▶ [Given data]:
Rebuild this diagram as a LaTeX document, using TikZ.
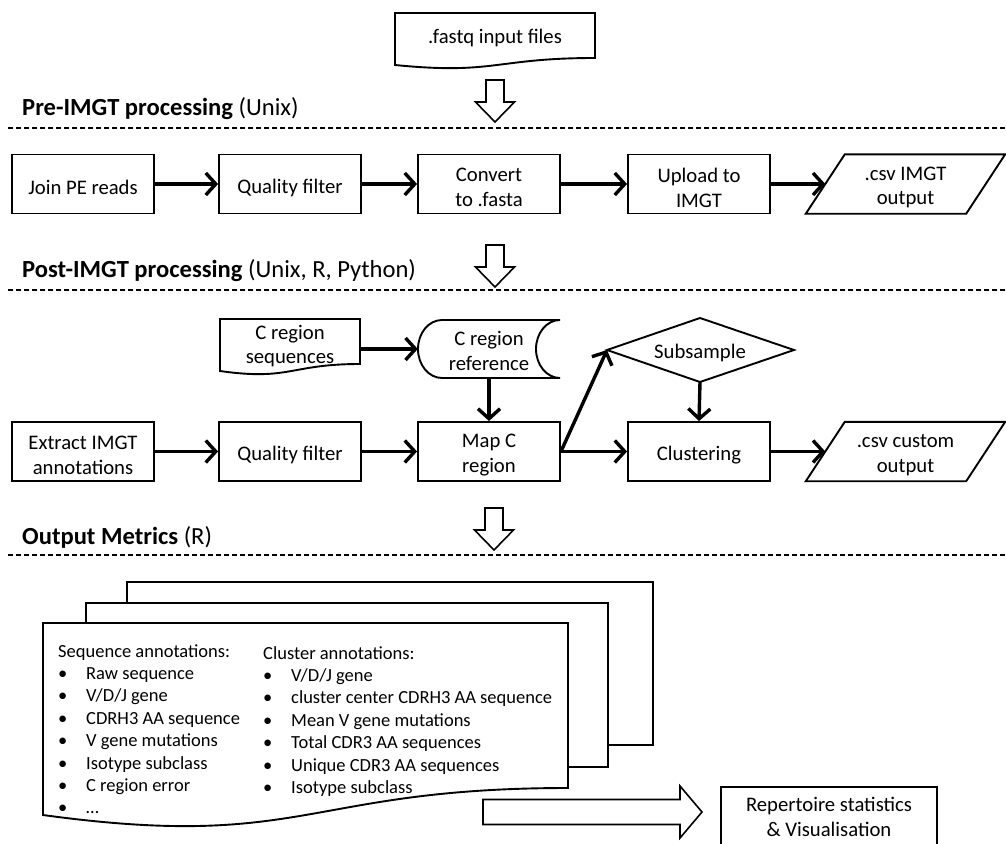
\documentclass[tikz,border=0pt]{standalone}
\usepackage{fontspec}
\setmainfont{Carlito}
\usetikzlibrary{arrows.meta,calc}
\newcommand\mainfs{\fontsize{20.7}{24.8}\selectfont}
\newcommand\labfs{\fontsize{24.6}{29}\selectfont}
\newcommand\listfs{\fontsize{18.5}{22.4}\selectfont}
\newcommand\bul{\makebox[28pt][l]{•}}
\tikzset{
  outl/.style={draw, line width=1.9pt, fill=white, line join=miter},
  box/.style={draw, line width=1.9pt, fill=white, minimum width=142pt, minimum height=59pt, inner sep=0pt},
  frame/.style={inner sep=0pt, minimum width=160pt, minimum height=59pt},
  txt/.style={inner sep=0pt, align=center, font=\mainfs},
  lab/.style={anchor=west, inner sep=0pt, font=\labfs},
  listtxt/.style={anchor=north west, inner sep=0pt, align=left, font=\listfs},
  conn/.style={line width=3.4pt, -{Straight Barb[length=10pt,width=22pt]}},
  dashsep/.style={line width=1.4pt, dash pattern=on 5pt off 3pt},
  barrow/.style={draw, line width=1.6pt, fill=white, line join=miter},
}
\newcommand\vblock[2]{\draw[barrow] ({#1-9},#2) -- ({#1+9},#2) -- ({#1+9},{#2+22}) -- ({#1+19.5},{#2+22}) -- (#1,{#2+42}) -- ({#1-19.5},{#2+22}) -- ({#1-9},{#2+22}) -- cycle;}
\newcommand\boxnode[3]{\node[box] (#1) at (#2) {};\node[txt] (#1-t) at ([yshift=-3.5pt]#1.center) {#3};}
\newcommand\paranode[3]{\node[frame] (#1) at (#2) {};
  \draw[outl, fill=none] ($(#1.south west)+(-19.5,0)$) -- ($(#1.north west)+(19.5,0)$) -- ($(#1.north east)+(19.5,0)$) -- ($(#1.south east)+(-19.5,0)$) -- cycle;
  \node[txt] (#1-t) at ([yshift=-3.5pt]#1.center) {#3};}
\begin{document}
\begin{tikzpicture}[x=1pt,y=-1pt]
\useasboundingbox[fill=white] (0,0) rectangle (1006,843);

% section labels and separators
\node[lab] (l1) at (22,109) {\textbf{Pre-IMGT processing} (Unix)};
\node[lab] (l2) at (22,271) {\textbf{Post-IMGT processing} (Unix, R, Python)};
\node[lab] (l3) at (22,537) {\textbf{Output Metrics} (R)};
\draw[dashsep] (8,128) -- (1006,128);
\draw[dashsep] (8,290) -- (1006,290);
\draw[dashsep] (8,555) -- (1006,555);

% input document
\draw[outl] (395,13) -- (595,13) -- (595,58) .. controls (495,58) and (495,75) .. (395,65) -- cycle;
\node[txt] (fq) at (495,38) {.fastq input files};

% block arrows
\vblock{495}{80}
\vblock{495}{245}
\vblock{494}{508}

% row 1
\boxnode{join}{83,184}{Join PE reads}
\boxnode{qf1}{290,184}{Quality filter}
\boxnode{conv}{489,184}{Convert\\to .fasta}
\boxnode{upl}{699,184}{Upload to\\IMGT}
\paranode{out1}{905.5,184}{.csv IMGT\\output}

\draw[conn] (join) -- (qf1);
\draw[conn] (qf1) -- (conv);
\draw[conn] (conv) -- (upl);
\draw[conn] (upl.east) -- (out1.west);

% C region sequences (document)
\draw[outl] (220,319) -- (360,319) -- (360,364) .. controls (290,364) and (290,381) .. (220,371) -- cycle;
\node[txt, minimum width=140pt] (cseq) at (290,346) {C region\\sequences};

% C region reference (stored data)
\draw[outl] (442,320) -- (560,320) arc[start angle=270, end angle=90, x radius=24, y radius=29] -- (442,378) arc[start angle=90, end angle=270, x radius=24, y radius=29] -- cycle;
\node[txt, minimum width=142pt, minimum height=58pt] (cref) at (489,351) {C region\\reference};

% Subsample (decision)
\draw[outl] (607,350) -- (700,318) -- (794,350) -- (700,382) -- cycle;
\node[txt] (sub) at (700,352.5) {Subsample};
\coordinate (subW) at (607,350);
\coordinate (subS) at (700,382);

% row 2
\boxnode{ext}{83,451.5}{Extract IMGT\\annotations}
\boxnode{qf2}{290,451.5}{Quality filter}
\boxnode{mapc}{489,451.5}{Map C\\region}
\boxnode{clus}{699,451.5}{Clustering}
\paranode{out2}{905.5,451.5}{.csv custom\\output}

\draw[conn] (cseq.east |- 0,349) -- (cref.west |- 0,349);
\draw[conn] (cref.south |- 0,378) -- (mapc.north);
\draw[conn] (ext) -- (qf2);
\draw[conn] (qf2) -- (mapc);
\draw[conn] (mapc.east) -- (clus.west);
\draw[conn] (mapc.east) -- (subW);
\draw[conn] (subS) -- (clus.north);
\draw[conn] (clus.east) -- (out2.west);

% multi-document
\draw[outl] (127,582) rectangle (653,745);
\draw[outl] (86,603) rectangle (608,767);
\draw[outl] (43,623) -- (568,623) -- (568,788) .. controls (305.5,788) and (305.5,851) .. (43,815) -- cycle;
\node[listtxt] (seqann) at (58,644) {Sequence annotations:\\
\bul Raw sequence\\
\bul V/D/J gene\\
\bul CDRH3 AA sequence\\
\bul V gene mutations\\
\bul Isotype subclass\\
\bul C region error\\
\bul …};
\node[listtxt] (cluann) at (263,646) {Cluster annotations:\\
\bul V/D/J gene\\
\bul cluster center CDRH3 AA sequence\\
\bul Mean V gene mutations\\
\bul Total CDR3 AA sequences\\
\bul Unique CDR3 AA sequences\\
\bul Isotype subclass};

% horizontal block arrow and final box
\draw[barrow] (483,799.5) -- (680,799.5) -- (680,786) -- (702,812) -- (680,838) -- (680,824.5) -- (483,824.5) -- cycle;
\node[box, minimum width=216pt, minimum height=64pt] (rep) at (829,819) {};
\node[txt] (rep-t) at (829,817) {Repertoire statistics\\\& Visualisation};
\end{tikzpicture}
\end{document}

▶ [Short problem]: Write the listing out a second time exactly, dropping all images.

▶ [Full answer]:
Rebuild this diagram as a LaTeX document, using TikZ.
\documentclass[tikz,border=0pt]{standalone}
\usepackage{fontspec}
\setmainfont{Carlito}
\usetikzlibrary{arrows.meta,calc}
\newcommand\mainfs{\fontsize{20.7}{24.8}\selectfont}
\newcommand\labfs{\fontsize{24.6}{29}\selectfont}
\newcommand\listfs{\fontsize{18.5}{22.4}\selectfont}
\newcommand\bul{\makebox[28pt][l]{•}}
\tikzset{
  outl/.style={draw, line width=1.9pt, fill=white, line join=miter},
  box/.style={draw, line width=1.9pt, fill=white, minimum width=142pt, minimum height=59pt, inner sep=0pt},
  frame/.style={inner sep=0pt, minimum width=160pt, minimum height=59pt},
  txt/.style={inner sep=0pt, align=center, font=\mainfs},
  lab/.style={anchor=west, inner sep=0pt, font=\labfs},
  listtxt/.style={anchor=north west, inner sep=0pt, align=left, font=\listfs},
  conn/.style={line width=3.4pt, -{Straight Barb[length=10pt,width=22pt]}},
  dashsep/.style={line width=1.4pt, dash pattern=on 5pt off 3pt},
  barrow/.style={draw, line width=1.6pt, fill=white, line join=miter},
}
\newcommand\vblock[2]{\draw[barrow] ({#1-9},#2) -- ({#1+9},#2) -- ({#1+9},{#2+22}) -- ({#1+19.5},{#2+22}) -- (#1,{#2+42}) -- ({#1-19.5},{#2+22}) -- ({#1-9},{#2+22}) -- cycle;}
\newcommand\boxnode[3]{\node[box] (#1) at (#2) {};\node[txt] (#1-t) at ([yshift=-3.5pt]#1.center) {#3};}
\newcommand\paranode[3]{\node[frame] (#1) at (#2) {};
  \draw[outl, fill=none] ($(#1.south west)+(-19.5,0)$) -- ($(#1.north west)+(19.5,0)$) -- ($(#1.north east)+(19.5,0)$) -- ($(#1.south east)+(-19.5,0)$) -- cycle;
  \node[txt] (#1-t) at ([yshift=-3.5pt]#1.center) {#3};}
\begin{document}
\begin{tikzpicture}[x=1pt,y=-1pt]
\useasboundingbox[fill=white] (0,0) rectangle (1006,843);

% section labels and separators
\node[lab] (l1) at (22,109) {\textbf{Pre-IMGT processing} (Unix)};
\node[lab] (l2) at (22,271) {\textbf{Post-IMGT processing} (Unix, R, Python)};
\node[lab] (l3) at (22,537) {\textbf{Output Metrics} (R)};
\draw[dashsep] (8,128) -- (1006,128);
\draw[dashsep] (8,290) -- (1006,290);
\draw[dashsep] (8,555) -- (1006,555);

% input document
\draw[outl] (395,13) -- (595,13) -- (595,58) .. controls (495,58) and (495,75) .. (395,65) -- cycle;
\node[txt] (fq) at (495,38) {.fastq input files};

% block arrows
\vblock{495}{80}
\vblock{495}{245}
\vblock{494}{508}

% row 1
\boxnode{join}{83,184}{Join PE reads}
\boxnode{qf1}{290,184}{Quality filter}
\boxnode{conv}{489,184}{Convert\\to .fasta}
\boxnode{upl}{699,184}{Upload to\\IMGT}
\paranode{out1}{905.5,184}{.csv IMGT\\output}

\draw[conn] (join) -- (qf1);
\draw[conn] (qf1) -- (conv);
\draw[conn] (conv) -- (upl);
\draw[conn] (upl.east) -- (out1.west);

% C region sequences (document)
\draw[outl] (220,319) -- (360,319) -- (360,364) .. controls (290,364) and (290,381) .. (220,371) -- cycle;
\node[txt, minimum width=140pt] (cseq) at (290,346) {C region\\sequences};

% C region reference (stored data)
\draw[outl] (442,320) -- (560,320) arc[start angle=270, end angle=90, x radius=24, y radius=29] -- (442,378) arc[start angle=90, end angle=270, x radius=24, y radius=29] -- cycle;
\node[txt, minimum width=142pt, minimum height=58pt] (cref) at (489,351) {C region\\reference};

% Subsample (decision)
\draw[outl] (607,350) -- (700,318) -- (794,350) -- (700,382) -- cycle;
\node[txt] (sub) at (700,352.5) {Subsample};
\coordinate (subW) at (607,350);
\coordinate (subS) at (700,382);

% row 2
\boxnode{ext}{83,451.5}{Extract IMGT\\annotations}
\boxnode{qf2}{290,451.5}{Quality filter}
\boxnode{mapc}{489,451.5}{Map C\\region}
\boxnode{clus}{699,451.5}{Clustering}
\paranode{out2}{905.5,451.5}{.csv custom\\output}

\draw[conn] (cseq.east |- 0,349) -- (cref.west |- 0,349);
\draw[conn] (cref.south |- 0,378) -- (mapc.north);
\draw[conn] (ext) -- (qf2);
\draw[conn] (qf2) -- (mapc);
\draw[conn] (mapc.east) -- (clus.west);
\draw[conn] (mapc.east) -- (subW);
\draw[conn] (subS) -- (clus.north);
\draw[conn] (clus.east) -- (out2.west);

% multi-document
\draw[outl] (127,582) rectangle (653,745);
\draw[outl] (86,603) rectangle (608,767);
\draw[outl] (43,623) -- (568,623) -- (568,788) .. controls (305.5,788) and (305.5,851) .. (43,815) -- cycle;
\node[listtxt] (seqann) at (58,644) {Sequence annotations:\\
\bul Raw sequence\\
\bul V/D/J gene\\
\bul CDRH3 AA sequence\\
\bul V gene mutations\\
\bul Isotype subclass\\
\bul C region error\\
\bul …};
\node[listtxt] (cluann) at (263,646) {Cluster annotations:\\
\bul V/D/J gene\\
\bul cluster center CDRH3 AA sequence\\
\bul Mean V gene mutations\\
\bul Total CDR3 AA sequences\\
\bul Unique CDR3 AA sequences\\
\bul Isotype subclass};

% horizontal block arrow and final box
\draw[barrow] (483,799.5) -- (680,799.5) -- (680,786) -- (702,812) -- (680,838) -- (680,824.5) -- (483,824.5) -- cycle;
\node[box, minimum width=216pt, minimum height=64pt] (rep) at (829,819) {};
\node[txt] (rep-t) at (829,817) {Repertoire statistics\\\& Visualisation};
\end{tikzpicture}
\end{document}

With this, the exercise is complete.